Growth | January 2009 | 3 months prior | 12 months prior |
Revenue growth | -7.8% | -3.6% | -2.1% |
Revenue/Assets | 167% | 166% | 160% |
CFO growth | -9.5% (*) | -19.0% | -25.2% |
Net Income growth | -45.1% | -31.8% | -20.1% |
Gauge Score (0 to 25) | 1 | 0 | 0 |
(*) Based on estimated Cash Flow from Operations in the most recent quarter.
The contraction is Revenue worsened in the fourth quarter. We only have actual data for Cash Flow from Operations for the first three quarters of the fiscal year. However, the data we have suggest that the rate at which this important parameter was falling might have eased. Net Income, of course, was negative affected by large special charges in the fourth quarter. Until recently, we would have given the company credit for improving Revenue/Assets. However, we no longer believe this ratio is important if Revenue is falling.
Profitability | January 2009 | 3 months prior | 12 months prior |
Operating Expenses/Revenue | 93.9% | 92.8% | 90.6% |
ROIC | 9.8% | 11.8% | 15.0% |
FCF/Equity | 18.8% (*) | 16.2% | 10.1% |
Accrual Ratio | -1.9% (*) | -0.4% | -13.7% |
Gauge Score (0 to 25) | 10 | 8 | 11 |
The increase in Operating Expenses is indicative of difficult retailing environment and special charges. We await an updated Cash Flow statement to get a better read on Profitability, but for a company in the midst of the housing slump, the ROIC and FCF figures don't look too bad.
Value | January 2009 | 3 months prior | 12 months prior | 5-year median |
P/E | 16.1 | 13.3 | 11.7 | 14.3 |
P/E to S&P 500 average P/E | 107.7% | 89.2% | 70.1% | 88.5% |
Price/Revenue | 0.5 | 0.5 | 0.7 | 1.0 |
Enterprise Value/Cash Flow (EV/CFO) (*) | 9.1 | 9.4 | 11.3 | 12.0 |
Gauge Score (0 to 25) | 12 | 12 | 13 | N/A |
Home Depot's stock price ended January at $21.53, which is 8.7 percent below the closing price of $23.59 on 31 October. The shares have fallen further in February. Per GCFR standard practice, the January closing price was used to calculate the Value gauge score.
Home Depot's valuation ratios can be compared with other companies in the Home Improvement industry.
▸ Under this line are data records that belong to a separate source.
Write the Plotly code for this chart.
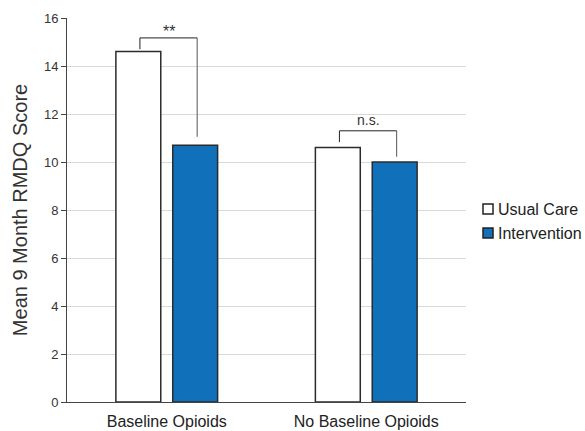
import plotly.graph_objects as go

categories = ["Baseline Opioids", "No Baseline Opioids"]
usual_care = [14.6, 10.6]
intervention = [10.7, 10.0]
y_ticks = [0, 2, 4, 6, 8, 10, 12, 14, 16]
series_names = ["Usual Care", "Intervention"]
series_colors = ["white", "#1170BA"]

# significance brackets: (category index, label, top, left end, right end)
brackets = [
    (0, "**", 15.17, 14.7, 11.05),
    (1, "n.s.", 11.3, 10.83, 10.22),
]

FONT = "Liberation Sans, Arial, sans-serif"
off = 0.1425
bw = 0.225

fig = go.Figure()
for name, vals, col, center in [
    (series_names[0], usual_care, series_colors[0], -off),
    (series_names[1], intervention, series_colors[1], off),
]:
    fig.add_trace(go.Bar(
        x=categories, y=vals, name=name,
        width=bw, offset=center - bw / 2,
        marker=dict(color=col, line=dict(color="#2b2b2b", width=1.5)),
        showlegend=False,
    ))

for idx, label, top, lend, rend in brackets:
    xl, xr = idx - off + 0.008, idx + off + 0.01
    fig.add_shape(type="line", xref="x", yref="y", x0=xl, x1=xl, y0=lend, y1=top,
                  line=dict(color="#222222", width=1))
    fig.add_shape(type="line", xref="x", yref="y", x0=xl, x1=xr, y0=top, y1=top,
                  line=dict(color="#222222", width=1))
    fig.add_shape(type="line", xref="x", yref="y", x0=xr, x1=xr, y0=top, y1=rend,
                  line=dict(color="#555555", width=1))
    fig.add_annotation(x=idx + 0.01, y=top, xref="x", yref="y", text=label, showarrow=False,
                       yanchor="bottom", yshift=1 if label != "**" else -4,
                       font=dict(size=16 if label == "**" else 14, color="#333333", family=FONT))

# custom legend (small squares close to text)
leg_y = [0.5026, 0.4401]
for name, col, yc in zip(series_names, series_colors, leg_y):
    fig.add_shape(type="rect", xref="paper", yref="paper",
                  x0=1.0426, x1=1.0677, y0=yc - 0.013, y1=yc + 0.013,
                  fillcolor=col, line=dict(color="#222222", width=1.5))
    fig.add_annotation(xref="paper", yref="paper", x=1.0752, y=yc, text=name,
                       showarrow=False, xanchor="left", yanchor="middle",
                       font=dict(size=16, color="#222222", family=FONT))

fig.update_layout(
    width=585, height=431,
    margin=dict(l=67, r=119, t=18, b=29, autoexpand=False),
    paper_bgcolor="white", plot_bgcolor="white",
    barmode="overlay",
    font=dict(family=FONT, color="#333333"),
    showlegend=False,
)
fig.update_xaxes(
    type="category", range=[-0.5, 1.5],
    showline=True, linecolor="#444444", linewidth=1,
    ticks="", tickfont=dict(size=16, color="#222222"), ticklabelstandoff=5,
    showgrid=False, automargin=False,
)
fig.update_yaxes(
    range=[0, 16], tickvals=y_ticks,
    showline=True, linecolor="#444444", linewidth=1,
    ticks="outside", ticklen=5, tickcolor="#444444",
    tickfont=dict(size=13, color="#333333"),
    showgrid=True, gridcolor="#d9d9d9", gridwidth=1,
    zeroline=False, automargin=False,
    title=dict(text="Mean 9 Month RMDQ Score", font=dict(size=20, color="#333333"), standoff=10),
)

fig.write_html(
    "out.html",
    config={"displayModeBar": False},
    post_script="document.body.style.margin='0';document.body.style.overflow='hidden';",
)
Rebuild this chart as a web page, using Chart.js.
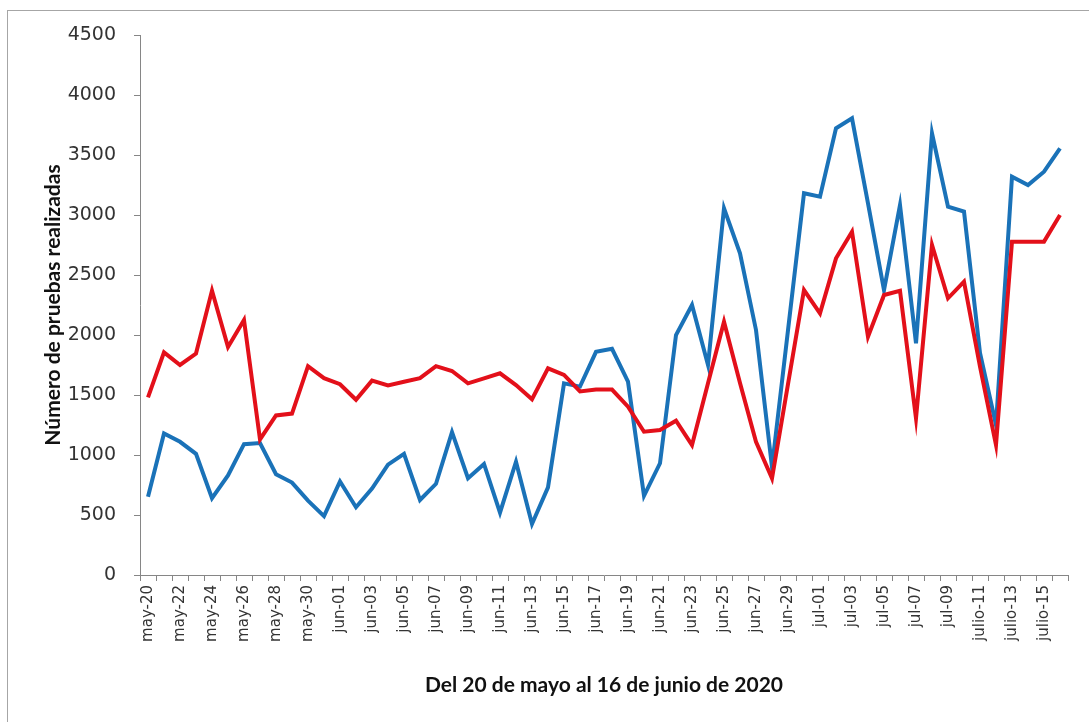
<!DOCTYPE html>
<html>
<head>
<meta charset="utf-8">
<script src="https://cdn.jsdelivr.net/npm/chart.js@4.4.1/dist/chart.umd.min.js"></script>
<style>
  html, body { margin: 0; padding: 0; background: #fff; overflow: hidden; }
  #wrap { position: relative; width: 1089px; height: 722px; }
  #frame { position: absolute; left: 7px; top: 10px; width: 1100px; height: 730px; border: 1px solid #a6a6a6; }
  canvas { position: absolute; left: 0; top: 0; }
</style>
</head>
<body>
<div id="wrap">
  <div id="frame"></div>
  <canvas id="myChart" width="1089" height="722"></canvas>
</div>
<script>
const dias = [
  'may-20', 'may-21', 'may-22', 'may-23', 'may-24', 'may-25', 'may-26', 'may-27', 'may-28', 'may-29', 'may-30', 'may-31',
  'jun-01', 'jun-02', 'jun-03', 'jun-04', 'jun-05', 'jun-06', 'jun-07', 'jun-08', 'jun-09', 'jun-10',
  'jun-11', 'jun-12', 'jun-13', 'jun-14', 'jun-15', 'jun-16', 'jun-17', 'jun-18', 'jun-19', 'jun-20',
  'jun-21', 'jun-22', 'jun-23', 'jun-24', 'jun-25', 'jun-26', 'jun-27', 'jun-28', 'jun-29', 'jun-30',
  'jul-01', 'jul-02', 'jul-03', 'jul-04', 'jul-05', 'jul-06', 'jul-07', 'jul-08', 'jul-09', 'jul-10',
  'julio-11', 'julio-12', 'julio-13', 'julio-14', 'julio-15', 'julio-16'
];

// serie azul
const serieAzul = [
  653, 1180, 1110, 1010, 640, 830, 1090, 1100, 840, 770, 620, 490,
  780, 565, 720, 920, 1010, 625, 760, 1190, 806, 925,
  519, 944, 425, 730, 1597, 1570, 1860, 1885, 1611, 660,
  931, 2000, 2250, 1750, 3056, 2681, 2042, 900, 2040, 3181,
  3153, 3722, 3806, 3097, 2375, 3083, 1931, 3681, 3069, 3028,
  1850, 1250, 3319, 3250, 3361, 3556
];

// serie roja
const serieRoja = [
  1480, 1855, 1750, 1845, 2370, 1900, 2125, 1130, 1330, 1345, 1740, 1640,
  1590, 1460, 1620, 1580, 1610, 1640, 1740, 1700, 1597, 1639,
  1681, 1583, 1465, 1722, 1667, 1530, 1545, 1545, 1403, 1194,
  1208, 1286, 1083, 1597, 2111, 1600, 1110, 806, 1590, 2375,
  2181, 2639, 2861, 1986, 2333, 2369, 1306, 2750, 2306, 2444,
  1736, 1083, 2778, 2778, 2778, 3000
];

const ejeY = { min: 0, max: 4500, paso: 500 };

const axisColor = '#868686';
const labelColor = '#333';

const ctx = document.getElementById('myChart').getContext('2d');
const myChart = new Chart(ctx, {
  type: 'line',
  data: {
    labels: dias,
    datasets: [{
      data: serieAzul,
      borderColor: '#1a72b8',
      borderWidth: 4,
      pointRadius: 0,
      tension: 0,
      fill: false,
      order: 2
    }, {
      data: serieRoja,
      borderColor: '#e3101a',
      borderWidth: 4,
      pointRadius: 0,
      tension: 0,
      fill: false,
      order: 1
    }]
  },
  options: {
    responsive: false,
    devicePixelRatio: 1,
    animation: false,
    layout: {
      padding: { left: 37, top: 35, right: 21, bottom: 20 }
    },
    plugins: {
      legend: false,
      tooltip: { enabled: false }
    },
    scales: {
      x: {
        offset: true,
        grid: {
          drawOnChartArea: false,
          drawTicks: true,
          tickLength: 6,
          color: axisColor,
          offset: true
        },
        border: { color: axisColor, width: 1 },
        ticks: {
          autoSkip: false,
          maxRotation: 90,
          minRotation: 90,
          padding: 4,
          color: labelColor,
          font: { family: 'DejaVu Sans', size: 15 },
          callback: function (value, index) {
            return index % 2 === 0 ? this.getLabelForValue(value) : '';
          }
        },
        title: {
          display: true,
          text: 'Del 20 de mayo al 16 de junio de 2020',
          color: '#111',
          font: { family: 'Lato', weight: 'bold', size: 21 }
        },
        afterFit: function (scale) {
          scale.height = 127;
        }
      },
      y: {
        min: ejeY.min,
        max: ejeY.max,
        grid: {
          drawOnChartArea: false,
          drawTicks: true,
          tickLength: 6,
          color: axisColor
        },
        border: { color: axisColor, width: 1 },
        ticks: {
          stepSize: ejeY.paso,
          padding: 18,
          color: labelColor,
          font: { family: 'DejaVu Sans', size: 19 },
          callback: function (value) {
            return String(value);
          }
        },
        title: {
          display: true,
          text: 'Número de pruebas realizadas',
          color: '#111',
          font: { family: 'Lato', weight: 'bold', size: 21 }
        },
        afterFit: function (scale) {
          scale.width = 103;
        }
      }
    }
  }
});
</script>
</body>
</html>
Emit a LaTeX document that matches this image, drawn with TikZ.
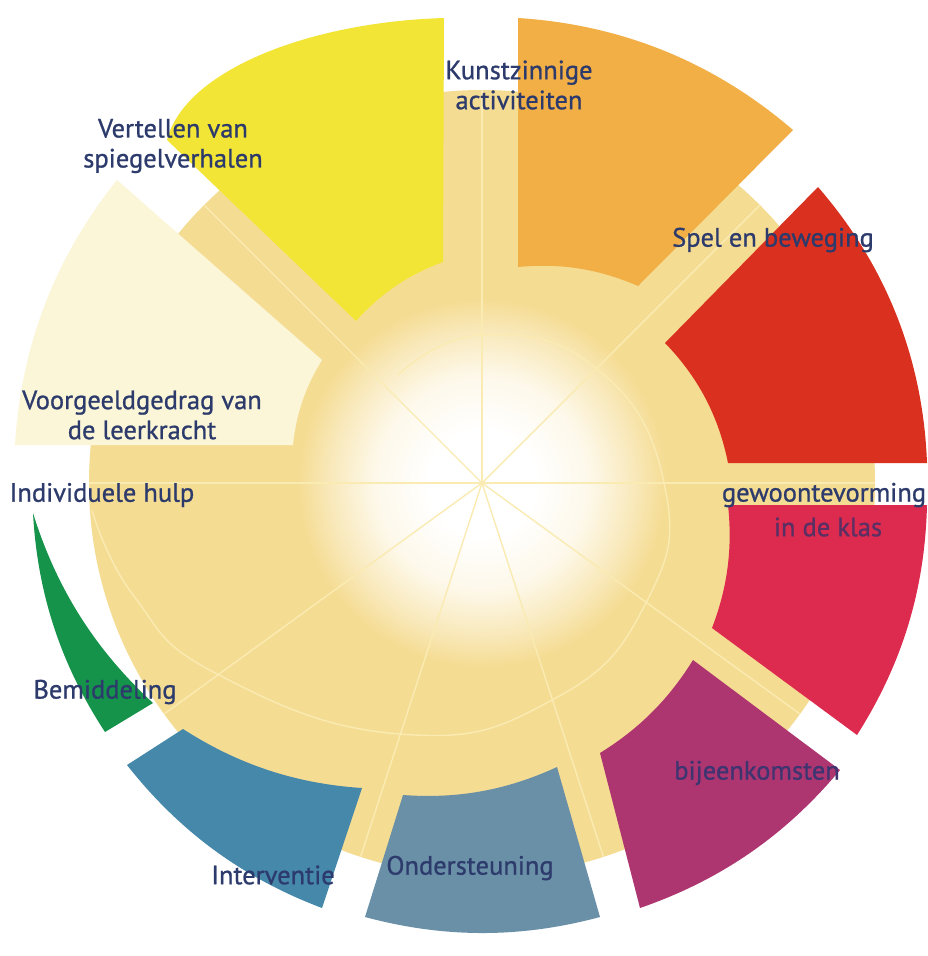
\documentclass[tikz,border=0pt]{standalone}
\usepackage{fontspec}
\setmainfont{PT Sans}
\newfontfamily\lblfont{PT Sans}[FakeBold=0.9]
\definecolor{beige}{HTML}{F5DC93}
\definecolor{raycol}{HTML}{FAEBB2}
\definecolor{navy}{HTML}{2D3B6C}
\definecolor{navyred}{HTML}{5A2F63}
\definecolor{navymag}{HTML}{3E3470}
\definecolor{cyellow}{HTML}{F2E536}
\definecolor{corange}{HTML}{F2AF46}
\definecolor{cred}{HTML}{D9301F}
\definecolor{ccrimson}{HTML}{DD2B4F}
\definecolor{cmagenta}{HTML}{AE3670}
\definecolor{cgrayblue}{HTML}{6A90A8}
\definecolor{cblue}{HTML}{4588AA}
\definecolor{cgreen}{HTML}{15934B}
\definecolor{ccream}{HTML}{FBF6D8}
\pgfdeclareradialshading{glow}{\pgfpoint{0bp}{0bp}}{color(0bp)=(white); color(7bp)=(white); color(14bp)=(white!80!beige); color(20bp)=(white!35!beige); color(24bp)=(beige); color(50bp)=(beige)}
\tikzset{
  ray/.style={draw=raycol, line width=1.4pt},
  lbl/.style={font=\lblfont\fontsize{26.5}{30}\selectfont, text=navy, align=center, inner sep=0pt},
  bnd/.style={looseness=0.9}
}
\begin{document}
\begin{tikzpicture}[x=1pt,y=1pt]
\useasboundingbox (0,0) rectangle (927,-956);
\fill[white] (0,0) rectangle (927,-956);
\coordinate (C) at (482,-483);
% beige disc and glow
\fill[beige] (C) circle (393);
\shade[shading=glow] (C) circle (192);
\begin{scope}[shift={(C)}]
  \foreach \a in {0,45,90,135,180,216,252,288,324}
    \draw[ray] (0,0) -- (\a:393);
  \draw[ray] plot[smooth, tension=0.8] coordinates {(128:137) (90:148) (45:162) (0:182) (-36:203) (-72:228) (-108:264) (-144:326) (-162:366) (-176:391)};
\end{scope}
% sectors
\fill[cyellow] (443,-262) -- (444,-18) .. controls (310,-22) and (185,-70) .. (167,-140) -- (356,-321) to[bend left=14,bnd] (443,-262) -- cycle;
\fill[corange] (638,-286) -- (793,-130) to[bend right=18.5,bnd] (518,-18) -- (518,-267) to[bend left=14.5,bnd] (638,-286) -- cycle;
\fill[cred] (728,-463) -- (927,-463) to[bend right=19.4,bnd] (818,-187) -- (665,-343) to[bend left=16.4,bnd] (728,-463) -- cycle;
\fill[ccrimson] (712,-628) -- (857,-735) to[bend right=15.5,bnd] (927,-505) -- (728,-505) to[bend left=13.5,bnd] (712,-628) -- cycle;
\fill[cmagenta] (600,-753) -- (640,-908) to[bend right=15.5,bnd] (840,-770) -- (693,-660) to[bend left=13.2,bnd] (600,-753) -- cycle;
\fill[cgrayblue] (403,-795) -- (365,-917) to[bend right=15,bnd] (600,-917) -- (557,-767) to[bend left=14.5,bnd] (403,-795) -- cycle;
\fill[cblue] (183,-729) -- (127,-765) to[bend right=15.5,bnd] (322,-908) -- (362,-788) to[bend left=14.5,bnd] (183,-729) -- cycle;
\fill[cgreen] (33,-513) to[bend right=15,bnd] (105,-732) -- (153,-703) to[bend left=15,bnd] (33,-513) -- cycle;
\fill[ccream] (322,-360) -- (117,-180) to[bend right=17.5,bnd] (15,-445) -- (293,-445) to[bend left=13,bnd] (322,-360) -- cycle;
% labels
\node[lbl] (kunst) at (519,-85) {Kunstzinnige\\activiteiten};
\node[lbl] (vert) at (173,-146) {Vertellen van\\spiegelverhalen};
\node[lbl] (spel) at (773,-240) {Spel en beweging};
\node[lbl] (voor) at (142,-415) {Voorgeeldgedrag van\\de leerkracht};
\node[lbl] (indiv) at (102,-495) {Individuele hulp};
\node[lbl] (gewoon) at (824,-495) {gewoontevorming};
\node[lbl,text=navyred] (klas) at (828,-527) {in de klas};
\node[lbl,text=navymag] (bijeen) at (757,-773) {bijeenkomsten};
\node[lbl] (bemid) at (105,-692) {Bemiddeling};
\node[lbl] (inter) at (273,-875) {Interventie};
\node[lbl] (onder) at (470,-868) {Ondersteuning};
\end{tikzpicture}
\end{document}
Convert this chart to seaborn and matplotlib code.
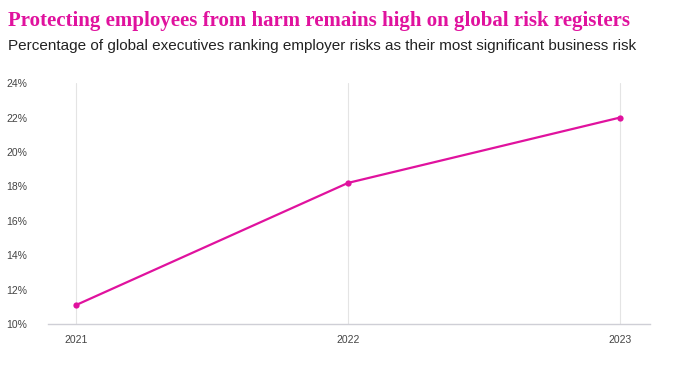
import matplotlib
matplotlib.use("Agg")
import matplotlib.pyplot as plt
import seaborn as sns
import pandas as pd
from matplotlib.ticker import FuncFormatter

# Datos
years = [2021, 2022, 2023]
pct = [11.1, 18.2, 22.0]
y_ticks = [10, 12, 14, 16, 18, 20, 22, 24]

df = pd.DataFrame({"year": years, "pct": pct})

magenta = "#E0129E"

sns.set_style("white")
plt.rcParams["font.family"] = ["Liberation Sans", "DejaVu Sans"]

fig = plt.figure(figsize=(6.87, 3.78), dpi=100)
ax = fig.add_axes([0.070, 0.143, 0.876, 0.637])

sns.lineplot(data=df, x="year", y="pct", ax=ax, color=magenta, linewidth=1.6,
             marker="o", markersize=4.5, markeredgewidth=0)

ax.set_xlim(2020.897, 2023.11)
ax.set_ylim(10, 24)
ax.set_xticks(years)
ax.set_yticks(y_ticks)
ax.yaxis.set_major_formatter(FuncFormatter(lambda v, p: f"{v:.0f}%"))

# solo lineas verticales
ax.grid(axis="x", color="#e4e4e4", linewidth=0.8)
ax.grid(axis="y", visible=False)
for s in ["top", "right", "left"]:
    ax.spines[s].set_visible(False)
ax.spines["bottom"].set_color("#cfcfd6")
ax.spines["bottom"].set_linewidth(1.0)

ax.tick_params(axis="both", length=0, labelsize=7.5, labelcolor="#444444")
ax.tick_params(axis="y", pad=15)
ax.tick_params(axis="x", pad=8)
ax.set_xlabel("")
ax.set_ylabel("")

fig.text(0.011, 0.945, "Protecting employees from harm remains high on global risk registers",
         fontsize=15.0, fontweight="bold", color=magenta, family="Liberation Serif",
         va="center", ha="left")
fig.text(0.011, 0.878, "Percentage of global executives ranking employer risks as their most significant business risk",
         fontsize=11.0, color="#222222", va="center", ha="left")

fig.savefig("out.png", dpi=100)
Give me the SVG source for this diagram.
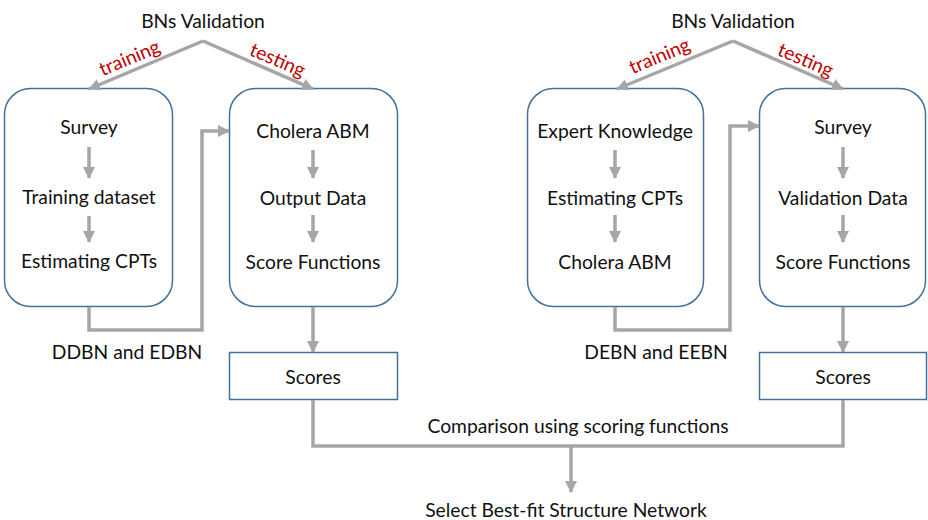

Overall | January 2009 | 3 months prior | 12 months prior |
Gauge Score (0 to 100) | 40 | 41 | 41 |
Home Depot's sales are off considerably, and the company has taken some painful steps to realign its cost structure to current conditions. While the company registered a Net Loss in the very difficult fourth quarter, Home Depot would have been profitable if not for special charges involving store closures and investments.
We need to see a 10-Q with full financial statements, but we're encouraged that the drop in the Overall Gauge wasn't more severe. Stable -- in some cases improving -- Cash Management metrics are especially welcome at this time for a firm at the intersection of two weak markets: retailing and housing.